Until a vaccine is available, curbing the coronavirus pandemic relies heavily on how quickly a potentially exposed individual can be tested and quarantined.
However, the current diagnostic techniques vary in reliability and relevance, so an understanding of which test is most appropriate for a given circumstance is necessary to avoid false reports.
In a new study, researchers tested the available diagnostic techniques and determined key steps required for better testing moving forward.
The research was conducted by a team from Van Yuzuncu Yil University and elsewhere.
Laboratory tests that target the virus’s genes—known as real-time reverse transcription-polymerase chain reaction assays—are currently the gold standard for testing. But according to the Food and Drug Administration, these could give false negatives.
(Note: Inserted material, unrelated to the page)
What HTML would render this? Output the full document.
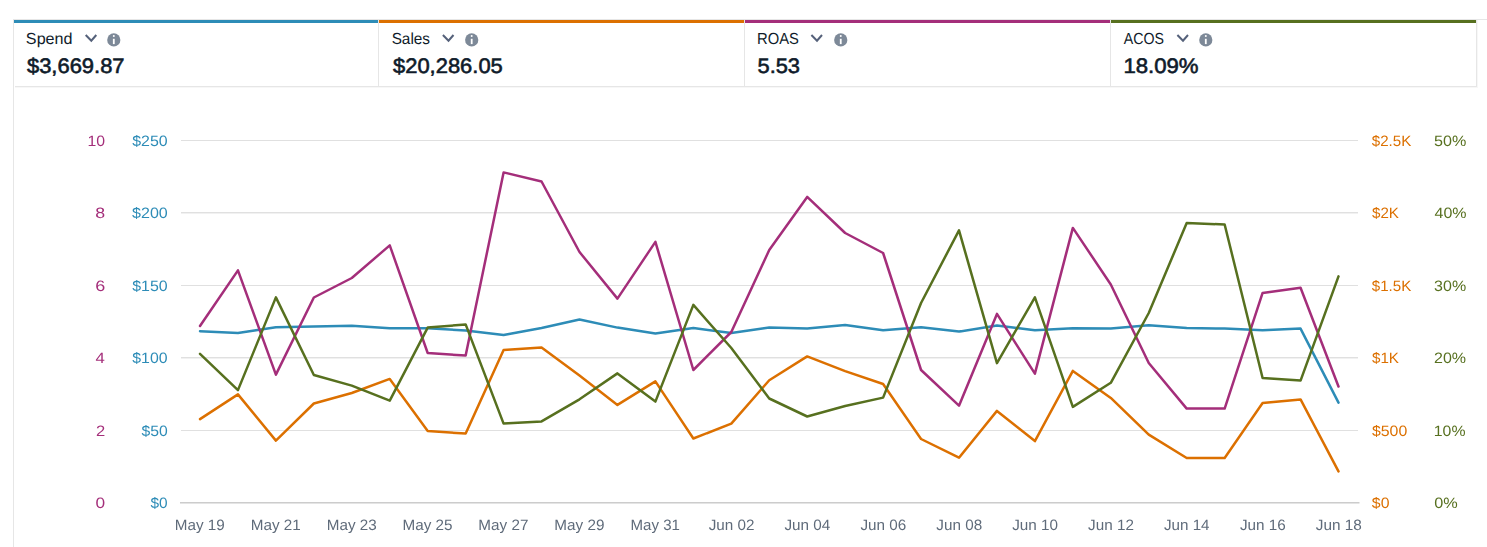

These tests depend on the presence of antibodies, which may not have yet been developed in the early stages of infection.
Since different antibodies appear at different stages, diagnostic tests must be chosen to target the appropriate immune response based on when an individual is believed to have been infected.
The team emphasizes point-of-care testing as an urgent objective.
These types of tests would help detect the virus on-site without the need for laboratory equipment or specialized personnel, eliminating or reducing the wait time between testing and obtaining results.
A quite sensitive test that can measure the existent tiny number of viral particles, or any parameter related to the particle—weight, structure, charge, diameter—can provide rapid and early diagnosis.
When asked about the potential for a more comfortable testing method, the team stressed that this depends on the sampling method and its sensitivity.
A fingertip blood test or a saliva test could potentially be underway, though these have their own drawbacks.
One author of the study is Oguzhan Gunduz.
The study is published in the journal APL Bioengineering.